Now, Testcontainers doesn't use its Ryuk container, but the actual app container loads up just fine and is destroyed at the end of the suite. Perfect! If all continues to go well, this will mean that it'll be one step easier for other devs to run the test suites regardless of their local setup, which is always a thorn in the side of Domino-realm testing.

Closing: What About Testing Domino Apps?

I mentioned in my disclaimer at the start that this is specifically about testing apps that use a Domino runtime, not apps on Domino. Still, I bet you could do this to test a Domino app that you deploy as an NSF and/or OSGi plugins, and I may do that myself down the line so that the test suite even-more-closely matches what is actually running in production.
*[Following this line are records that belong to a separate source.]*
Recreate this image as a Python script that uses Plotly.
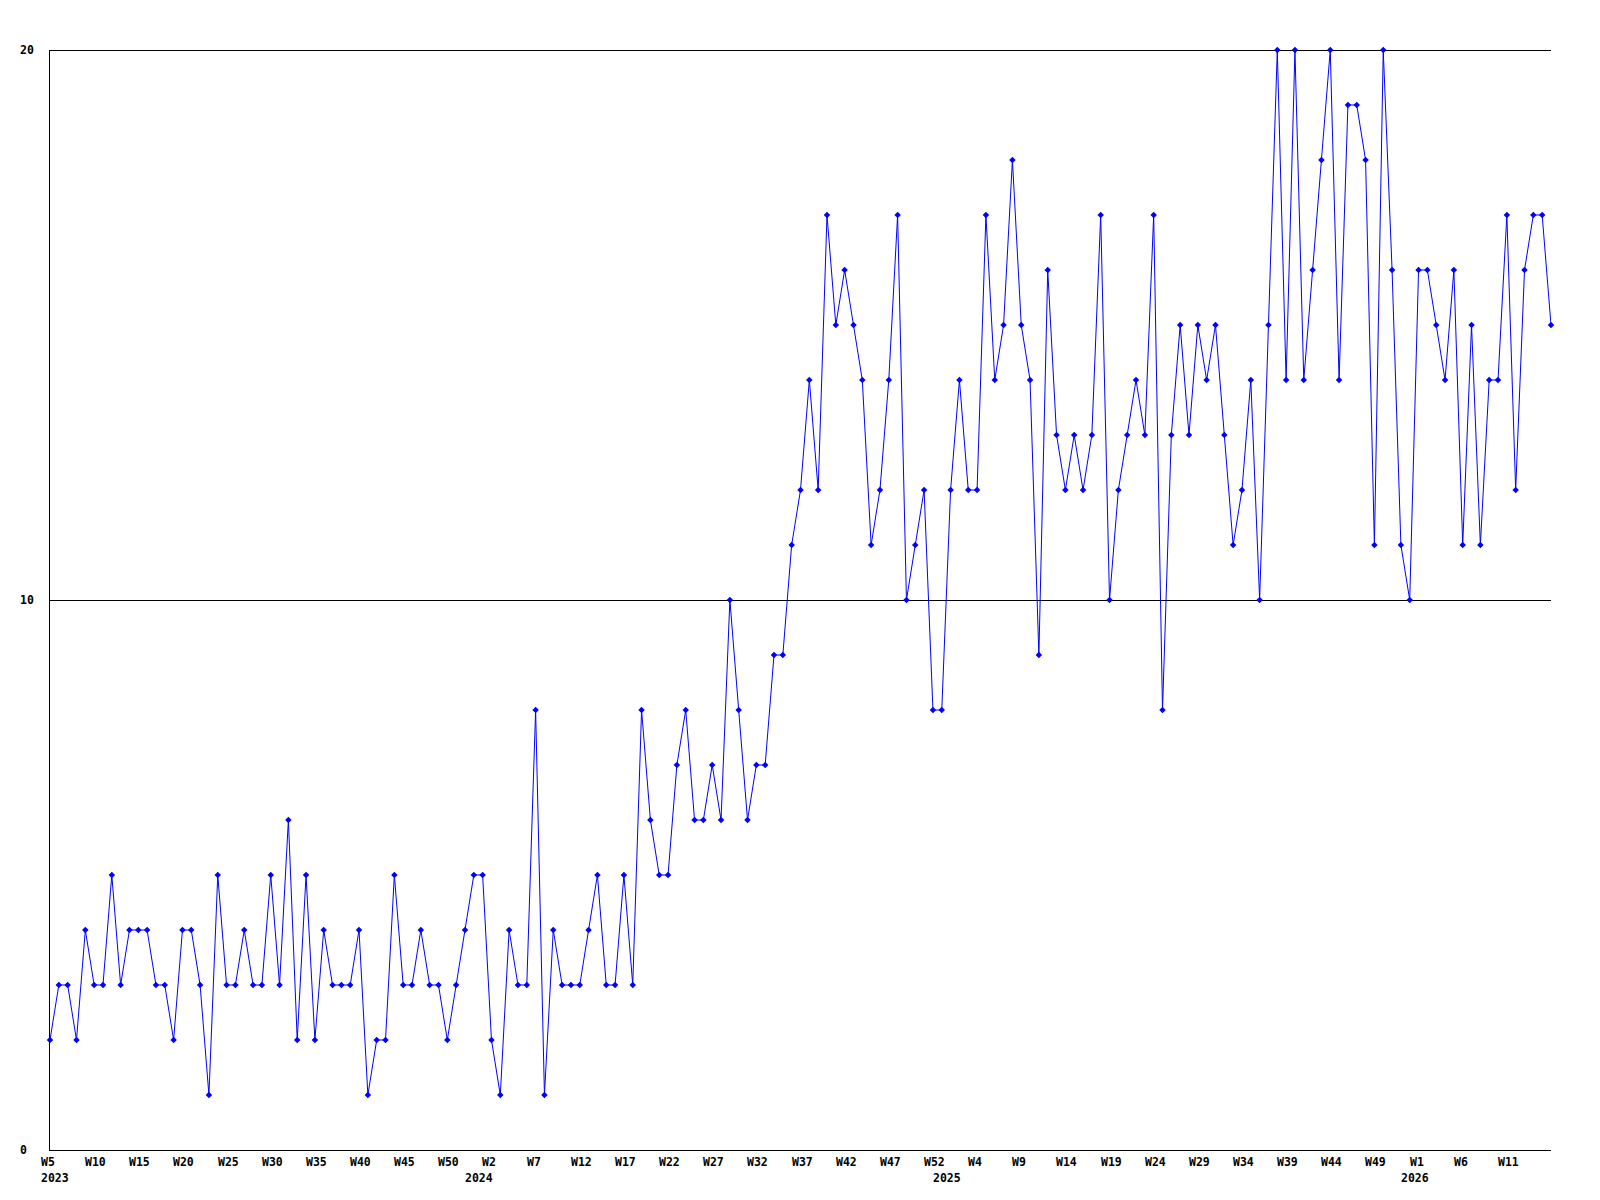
import plotly.graph_objects as go

# Weekly values, 2023 W5 .. 2026 W16 (one value per week)
values = [
    2, 3, 3, 2, 4, 3, 3, 5, 3, 4,
    4, 4, 3, 3, 2, 4, 4, 3, 1, 5,
    3, 3, 4, 3, 3, 5, 3, 6, 2, 5,
    2, 4, 3, 3, 3, 4, 1, 2, 2, 5,
    3, 3, 4, 3, 3, 2, 3, 4, 5, 5,
    2, 1, 4, 3, 3, 8, 1, 4, 3, 3,
    3, 4, 5, 3, 3, 5, 3, 8, 6, 5,
    5, 7, 8, 6, 6, 7, 6, 10, 8, 6,
    7, 7, 9, 9, 11, 12, 14, 12, 17, 15,
    16, 15, 14, 11, 12, 14, 17, 10, 11, 12,
    8, 8, 12, 14, 12, 12, 17, 14, 15, 18,
    15, 14, 9, 16, 13, 12, 13, 12, 13, 17,
    10, 12, 13, 14, 13, 17, 8, 13, 15, 13,
    15, 14, 15, 13, 11, 12, 14, 10, 15, 20,
    14, 20, 14, 16, 18, 20, 14, 19, 19, 18,
    11, 20, 16, 11, 10, 16, 16, 15, 14, 16,
    11, 15, 11, 14, 14, 17, 12, 16, 17, 17,
    15,
]

week_labels = [
    "W5", "W10", "W15", "W20", "W25", "W30", "W35", "W40", "W45", "W50",
    "W2", "W7", "W12", "W17", "W22", "W27", "W32", "W37", "W42", "W47", "W52",
    "W4", "W9", "W14", "W19", "W24", "W29", "W34", "W39", "W44", "W49",
    "W1", "W6", "W11",
]
week_label_step = 5

year_labels = ["2023", "2024", "2025", "2026"]
year_label_idx = [0, 48, 101, 154]

y_ticks = [0, 10, 20]

x = list(range(len(values)))

font = dict(family="DejaVu Sans Mono", size=11.5, color="black", weight="bold")

fig = go.Figure()
fig.add_trace(go.Scatter(
    x=x, y=values, mode="lines+markers",
    line=dict(color="#0000FF", width=1),
    marker=dict(symbol="diamond", size=5, color="#0000FF"),
    cliponaxis=False,
    hoverinfo="x+y",
))

annotations = []
for i, lab in enumerate(week_labels):
    annotations.append(dict(
        x=i * week_label_step, xref="x", y=0, yref="paper",
        text=lab, showarrow=False, xanchor="left", yanchor="top",
        xshift=-11, yshift=-3, font=font,
    ))
for idx, lab in zip(year_label_idx, year_labels):
    annotations.append(dict(
        x=idx, xref="x", y=0, yref="paper",
        text=lab, showarrow=False, xanchor="left", yanchor="top",
        xshift=-11, yshift=-19, font=font,
    ))
for v in y_ticks:
    annotations.append(dict(
        x=0, xref="paper", y=v, yref="y",
        text=str(v), showarrow=False, xanchor="left", yanchor="middle",
        xshift=-32, font=font,
    ))

# top edge line (plotly hides the gridline at the range end)
top = y_ticks[-1]
shapes = [
    dict(type="line", xref="paper", x0=0, x1=1, yref="y",
         ysizemode="pixel", yanchor=top, y0=-0.5, y1=-0.5,
         line=dict(color="black", width=1), layer="below")
]

fig.update_layout(
    width=1600, height=1200,
    margin=dict(l=50, r=49, t=50, b=50),
    paper_bgcolor="white", plot_bgcolor="white",
    showlegend=False,
    annotations=annotations,
    shapes=shapes,
    xaxis=dict(
        range=[0, len(values) - 1], showgrid=False, zeroline=False,
        showline=True, linecolor="black", linewidth=1,
        showticklabels=False, ticks="",
    ),
    yaxis=dict(
        range=[0, 20], tickvals=y_ticks, showgrid=True, gridcolor="black",
        gridwidth=1, zeroline=False, showline=True, linecolor="black",
        linewidth=1, showticklabels=False, ticks="",
    ),
)

fig.write_html("out.html", config={"displayModeBar": False},
               post_script="document.body.style.margin='0';")
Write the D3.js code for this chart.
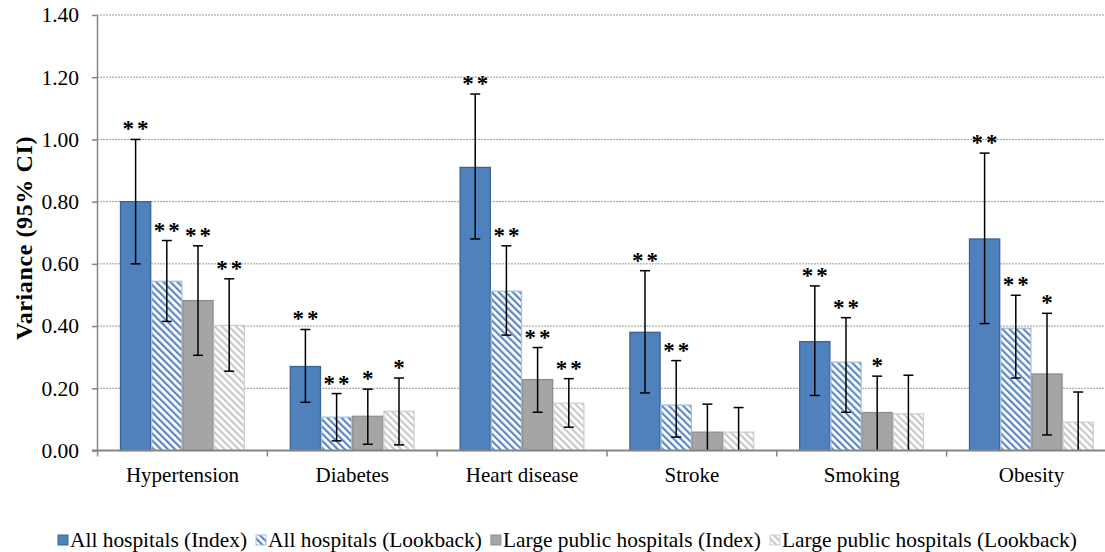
<!DOCTYPE html>
<html>
<head>
<meta charset="utf-8">
<script src="https://cdn.jsdelivr.net/npm/d3@7"></script>
<style>
body{margin:0;background:#fff;}
svg{display:block;font-family:"Liberation Serif","Times New Roman",serif;}
</style>
</head>
<body>
<div id="chart"></div>
<script>
let categories=["Hypertension","Diabetes","Heart disease","Stroke","Smoking","Obesity"];
let seriesNames=["All hospitals (Index)","All hospitals (Lookback)","Large public hospitals (Index)","Large public hospitals (Lookback)"];

// values and 95% CI
let allIndex=[0.80,0.27,0.91,0.38,0.35,0.68];
let allIndexLo=[0.60,0.155,0.68,0.185,0.177,0.408];
let allIndexHi=[1.00,0.389,1.146,0.578,0.529,0.956];
let allLookback=[0.544,0.107,0.512,0.146,0.284,0.393];
let allLookbackLo=[0.415,0.031,0.371,0.043,0.123,0.233];
let allLookbackHi=[0.675,0.183,0.658,0.289,0.427,0.499];
let largeIndex=[0.482,0.110,0.228,0.059,0.122,0.246];
let largeIndexLo=[0.306,0.02,0.123,-0.03,-0.01,0.050];
let largeIndexHi=[0.658,0.197,0.331,0.149,0.239,0.441];
let largeLookback=[0.402,0.126,0.152,0.059,0.118,0.091];
let largeLookbackLo=[0.255,0.018,0.075,-0.02,-0.01,-0.01];
let largeLookbackHi=[0.552,0.233,0.231,0.138,0.242,0.188];

// significance marks
let allIndexSig=["**","**","**","**","**","**"];
let allLookbackSig=["**","**","**","**","**","**"];
let largeIndexSig=["**","*","**","","*","*"];
let largeLookbackSig=["**","*","**","","",""];

let yTicks=[0,0.2,0.4,0.6,0.8,1.0,1.2,1.4];

let width=1105;
let height=552;

let seriesData=[
  {name:seriesNames[0],v:allIndex,lo:allIndexLo,hi:allIndexHi,sig:allIndexSig},
  {name:seriesNames[1],v:allLookback,lo:allLookbackLo,hi:allLookbackHi,sig:allLookbackSig},
  {name:seriesNames[2],v:largeIndex,lo:largeIndexLo,hi:largeIndexHi,sig:largeIndexSig},
  {name:seriesNames[3],v:largeLookback,lo:largeLookbackLo,hi:largeLookbackHi,sig:largeLookbackSig}
];
let fills=["#4F81BD","url(#hatchBlue)","#A5A5A5","url(#hatchGray)"];
let strokes=["#3A6494","#A7BFDE","#8F8F8F","#CFCFCF"];

let svg=d3.select("#chart").append("svg").attr("width",width).attr("height",height);

let defs=svg.append("defs");
function hatch(id,color){
  let p=defs.append("pattern").attr("id",id)
    .attr("patternUnits","userSpaceOnUse")
    .attr("width",5).attr("height",5)
    .attr("patternTransform","rotate(-45)");
  p.append("rect").attr("width",5).attr("height",5).attr("fill","#fff");
  p.append("rect").attr("x",0).attr("y",0).attr("width",2.2).attr("height",5).attr("fill",color);
}
hatch("hatchBlue","#5B88C0");
hatch("hatchGray","#C9C9C9");

let y=d3.scaleLinear().domain([0,1.4]).range([450.5,15]);
let x0=d3.scaleBand().domain(categories).range([97.6,1116.4]).padding(0);
let x1=d3.scaleBand().domain(seriesNames).range([22.4,147.2]).padding(0);

// gridlines
svg.append("g").selectAll("line").data(yTicks.filter(d=>d>0)).enter().append("line")
  .attr("x1",97).attr("x2",width)
  .attr("y1",d=>y(d)).attr("y2",d=>y(d))
  .attr("stroke","#9A9A9A").attr("stroke-width",1).attr("stroke-dasharray","2,1");

// bars
let groups=svg.append("g").selectAll("g").data(seriesData).enter().append("g");
groups.each(function(s,si){
  let g=d3.select(this);
  g.selectAll("rect").data(categories).enter().append("rect")
    .attr("x",(c)=>x0(c)+x1(s.name)+0.5)
    .attr("y",(c,i)=>y(s.v[i]))
    .attr("width",x1.bandwidth()-1)
    .attr("height",(c,i)=>y(0)-y(s.v[i]))
    .attr("fill",fills[si])
    .attr("stroke",strokes[si]).attr("stroke-width",1.3);
});

// axes
let yAxis=d3.axisLeft(y).tickValues(yTicks).tickFormat(d3.format(".2f")).tickSizeInner(5).tickSizeOuter(0).tickPadding(13);
let ya=svg.append("g").attr("transform","translate(97,0)").call(yAxis);
ya.select(".domain").attr("stroke","#868686").attr("stroke-width",1.5);
ya.selectAll(".tick line").attr("stroke","#868686").attr("stroke-width",1.5);
ya.selectAll(".tick text").attr("font-size",21.5).attr("fill","#000").attr("font-family","Liberation Serif");

let xAxis=d3.axisBottom(x0).tickSize(0).tickPadding(17);
let xa=svg.append("g").attr("transform","translate(0,"+y(0)+")").call(xAxis);
xa.select(".domain").remove();
xa.selectAll(".tick text").attr("font-size",21).attr("fill","#000").attr("font-family","Liberation Serif");
xa.append("line").attr("x1",92).attr("x2",width).attr("y1",0).attr("y2",0)
  .attr("stroke","#868686").attr("stroke-width",2);
xa.selectAll(".bound").data(categories).enter().append("line")
  .attr("x1",d=>x0(d)).attr("x2",d=>x0(d)).attr("y1",0).attr("y2",6)
  .attr("stroke","#868686").attr("stroke-width",1.5);

// error bars and stars
groups.each(function(s){
  let g=d3.select(this);
  let cx=(c)=>x0(c)+x1(s.name)+x1.bandwidth()/2;
  g.selectAll(".err").data(categories).enter().append("line")
    .attr("x1",cx).attr("x2",cx)
    .attr("y1",(c,i)=>y(s.hi[i])).attr("y2",(c,i)=>y(Math.max(0,s.lo[i])))
    .attr("stroke","#000").attr("stroke-width",1.5);
  g.selectAll(".capTop").data(categories).enter().append("line")
    .attr("x1",c=>cx(c)-5).attr("x2",c=>cx(c)+5)
    .attr("y1",(c,i)=>y(s.hi[i])).attr("y2",(c,i)=>y(s.hi[i]))
    .attr("stroke","#000").attr("stroke-width",1.5);
  g.selectAll(".capBot").data(categories.filter((c,i)=>s.lo[i]>0)).enter().append("line")
    .attr("x1",c=>cx(c)-5).attr("x2",c=>cx(c)+5)
    .attr("y1",c=>y(s.lo[categories.indexOf(c)])).attr("y2",c=>y(s.lo[categories.indexOf(c)]))
    .attr("stroke","#000").attr("stroke-width",1.5);
  g.selectAll(".sig").data(categories).enter().append("text")
    .attr("x",c=>cx(c)+1.5).attr("y",(c,i)=>y(s.hi[i])-3)
    .attr("text-anchor","middle").attr("font-size",23).attr("font-weight","bold")
    .attr("letter-spacing",3)
    .text((c,i)=>s.sig[i]);
});

// y title
svg.append("text").text("Variance (95% CI)")
  .attr("transform","translate(32,238) rotate(-90)")
  .attr("text-anchor","middle").attr("font-weight","bold").attr("font-size",24)
  .attr("letter-spacing",0.6)
  .attr("font-family","Liberation Serif");

// legend
let legend=svg.append("g").attr("transform","translate(58,547)");
let lx=0;
seriesNames.forEach(function(name,i){
  let item=legend.append("g").attr("transform","translate("+lx+",0)");
  item.append("rect").attr("x",0).attr("y",-12).attr("width",10).attr("height",10)
    .attr("fill",fills[i]).attr("stroke",strokes[i]).attr("stroke-width",1);
  let t=item.append("text").attr("x",12).attr("y",0).attr("font-size",21.4).text(name);
  lx+=12+t.node().getComputedTextLength()+9;
});
</script>
</body>
</html>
You could adjust the maven-resources-plugin config above (or use maven-dependency-plugin) to bring in NSFs built earlier in the build with NSF ODP Tooling as well as OSGi update sites and then have your Dockerfile copy those into the Domino data directory and the workspace/applications/eclipse directory. Similarly, if you had a Domino addin that you launch as a task and which then itself listens on a port, you could do the same there.

It's still not as convenient as being able to just easily run Domino API tests without all the scaffolding, and it implies a lot of structure that makes these more firmly "integration" than "unit" tests, but that's still a powerful capability to have.